At the time of this analysis, the Greenback was stranded in a narrow range between this long-term moving average and the 55– and 100-period SMAs between 111.10 and 111.35.

The following hours will determine which force is to prevail today, i.e., a surge in the corresponding direction is expected to follow. Technical indicators are in favour of the bearish scenario with the nearest target being the 110.80 level.

It is likewise possible that this pressure from both sides leaves the rate with no big changes.
Comment:

Strong downside risks prevailed early on Wednesday which resulted in USD/JPY falling 93 pips until late in the evening when this bearish sentiment reversed back to the upside. Significant advances did not follow, being halted by the combined resistance of the 55-, 100– and 200-hour SMAs circa 110.90.

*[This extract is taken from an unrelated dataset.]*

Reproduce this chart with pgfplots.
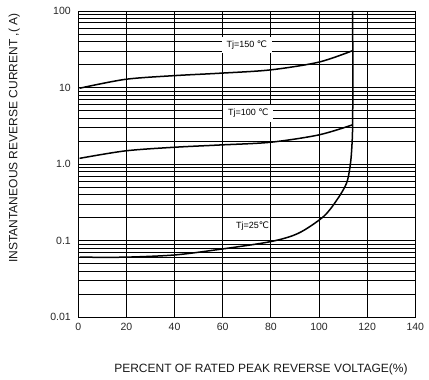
\documentclass[border=0pt]{standalone}
\usepackage{fontspec}
\setmainfont{Liberation Sans}
\newfontfamily\dejavu{DejaVu Sans}
\usepackage{pgfplots}
\pgfplotsset{compat=1.18}
\begin{document}
\begin{tikzpicture}
\begin{axis}[
  scale only axis,
  width=337pt, height=306.3pt,
  xmin=0, xmax=140, ymin=0.01, ymax=100,
  ymode=log,
  xtick={0,20,40,60,80,100,120,140},
  ytick={0.01,0.1,1,10,100},
  yticklabels={0.01,0.1,1.0,10,100},
  /pgf/number format/assume math mode=true,
  grid=both,
  major grid style={black, line width=0.8pt},
  minor grid style={black, line width=0.8pt},
  axis line style={black, line width=0.9pt},
  major tick length=0pt, minor tick length=0pt,
  tick label style={font=\fontsize{10.5}{12}\selectfont, text=black!85},
  xticklabel style={yshift=-2pt},
  yticklabel style={xshift=-4pt},
  xlabel={PERCENT OF RATED PEAK REVERSE VOLTAGE(\%)},
  ylabel={INSTANTANEOUS REVERSE CURRENT ,( A)},
  label style={font=\fontsize{12}{14}\selectfont, text=black!90},
  xlabel style={at={(axis description cs:0.542,-0.17)}, anchor=center},
  ylabel style={at={(axis description cs:-0.19,0.585)}, anchor=center},
  clip=false,
]
% Tj = 150 C
\addplot[black, line width=1.5pt, smooth] coordinates {
 (0.5,9.8) (19.5,12.8) (39.6,14.3) (58.9,15.4) (79.7,17.0) (99.7,21.4) (113.8,30.2)
};
% Tj = 100 C
\addplot[black, line width=1.5pt, smooth] coordinates {
 (0.5,1.19) (19.5,1.49) (39.6,1.66) (58.9,1.78) (79.7,1.93) (99.7,2.40) (113.8,3.25)
};
% Tj = 25 C
\addplot[black, line width=1.5pt, smooth, tension=0.5] coordinates {
 (0.5,0.061) (19.5,0.061) (39.6,0.065) (56.8,0.0757) (79.6,0.097) (91.4,0.125)
 (101.8,0.206) (107.4,0.34) (111.4,0.56) (112.9,0.93) (113.6,1.6) (114,4) (114,100)
};
\node[fill=white, inner xsep=5pt, inner ysep=4pt, font=\fontsize{9}{10}\selectfont] at (axis cs:70,36) {Tj=150 {\dejavu ℃}};
\node[fill=white, inner xsep=5pt, inner ysep=4pt, font=\fontsize{9}{10}\selectfont] at (axis cs:70.6,4.61) {Tj=100 {\dejavu ℃}};
\node[fill=white, inner sep=1pt, font=\fontsize{9}{10}\selectfont] at (axis cs:72.4,0.153) {Tj=25{\dejavu ℃}};
\end{axis}
\path (-78.3pt,-62.7pt) rectangle (350.7pt,317.3pt);
\end{tikzpicture}
\end{document}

It is likely that the rate lacks the necessary upward momentum to dash through this cluster today, as no important fundamental data releases that could add bullish momentum are not scheduled today. In line with this bearish scenario, the US Dollar is should be pushed back down to the bottom boundary of a five-week falling wedge at 110.00.

In the unlikely event that the rate breaches 110.90, another important resistance is the breached channel line and the weekly R1 at 111.40.
Comment:

The US Dollar has surged against the Japanese Yen in the second half of Friday’s trading and on Monday morning.

However, the rate has encountered a resistance cluster near the 110.70 mark. Namely, the weekly PP and the 55-hour simple moving average were providing resistance at that level.

Meanwhile, the pair had no support as low as 110.37, where a monthly pivot point level was located at.

It can be expected that the rate will decline either due to the mentioned resistance or due to additional SMAs approaching from the upside.